The choice of destinations isn’t random. Hong Kong offers institutional proximity—bulge-bracket banks now clear crypto derivatives through licensed counterparts—while Dubai offers zero corporate tax and unfettered foreign ownership. Both regulators learned from MAS’s early successes and missteps, balancing stiff AML/KYC with predictable approval pipelines. Predictability, not leniency, is what founders crave.
Hong Kong: Regulated Liquidity Meets Beijing Realpolitik
In January, the Securities & Futures Commission (SFC) green-lit retail trading of BTC and ETH inside a sandbox requiring 98% cold storage and daily asset-liability reporting. Less sexy than DeFi but music to bank compliance ears. The city has since granted 19 Virtual Asset Service Provider (VASP) licences, including to HashKey and OSL, giving movers from Singapore an instant inter-dealer market.
Beijing’s unspoken blessing matters. Mainland trial projects in the Digital Yuan now plug into Hong Kong’s FPS rails, letting exchanges settle fiat in hours not days. For market makers starving for basis trades, those window-open hours translate directly into basis-point alpha.
Dubai: VARA’s Speed, Free Zones, and the Tokenized Property Boom
Dubai was an early beneficiary of Singapore’s tough love, courting Binance after its 2021 skirmish with MAS. Today, 23 exchanges hold full or provisional permits, a 92% success rate for compliant applicants. Approval clocks in at 30 days—light-speed compared with Singapore’s 9–12 months.

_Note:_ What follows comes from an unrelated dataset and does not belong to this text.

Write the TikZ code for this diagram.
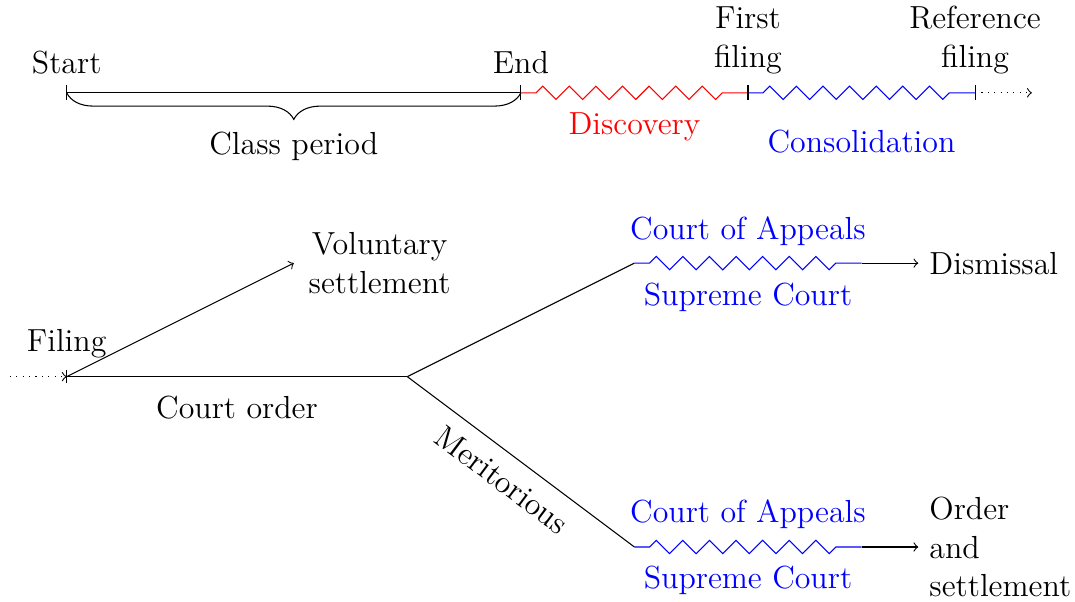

The city isn’t just an offshore exchange farm. Tokenized real-estate sales hit USD 399 million in May 2025, according to VARA filings, with fractional deeds settling on XRPL sidechains. That flies under MAS radar, but in Dubai it’s the main event: stable yields backed by sand-front property and paid out in USDT. For exchanges leaving Singapore, plugging into that ecosystem is an instant new revenue vertical.
Costs matter too. No corporate tax until 2029, zero duties on capital gains, and abundant USD liquidity via DIFC banks make Dubai hard to ignore. Cheap, fast, and bank-friendly—three adjectives rarely found in the same sentence as “crypto.”
Who Stays Behind in Singapore?
Not everyone is bolting. DBS Digital Exchange is doubling down, leveraging its banking pedigree to clear custody hurdles MAS cares about. So are “real-world asset” issuers tokenizing invoice receivables for Southeast-Asian SMEs—businesses inherently local and thus exempt from the overseas-client ban.
But derivatives platforms, high-leverage spot desks, and cross-border OTC brokers? They’re grabbing umbrellas and heading north or west. Singapore may still host blockchain conferences, but the trade books are migrating.
Market Implications: Liquidity Fragmentation Ahead
1. Wider bid-ask spreads on Asia hours. As liquidity shards across Hong Kong and Dubai, depth at best-five deteriorates. Expect 5–8 bp spreads on BTC/USDT during SG night sessions versus the 2 bp we enjoyed last quarter.
2. Tokenized-asset boom in the Gulf. Exchanges airdropping user bases into real-estate SPVs will juice Middle-East property markets. Early investors should scout operators with approved prospectuses and independent valuation reports.
3. Compliance premium on Singapore-licensed venues. The few that remain will command higher trust—and fees. Watch DBS, Sygnum, and Upbit SG for structured-product rollouts built for private-bank clientele.
Forward Look: Regulatory Arbitrage Is Dead—Long Live Regulatory Choice
For a decade, crypto entrepreneurs played hopscotch between lenient jurisdictions, hoping to outrun regulation. That game is over. In 2025, the race is to find aligned regulators, not absent ones. Singapore is betting its flag on deep-compliance capital; Hong Kong and Dubai are betting on scalable clarity. The smart money? Diversifies.
I’ll leave you with a practical takeaway. If you’re an investor, monitor exchange domicile the way you monitor stablecoin collateral. It signals how seriously a platform treats counter-party risk. If you’re a builder, pick a regulator that mirrors your risk appetite—and assume the rules can hard-fork overnight. Because as Singapore just proved, deadlines aren’t suggestions; they’re kill-switches.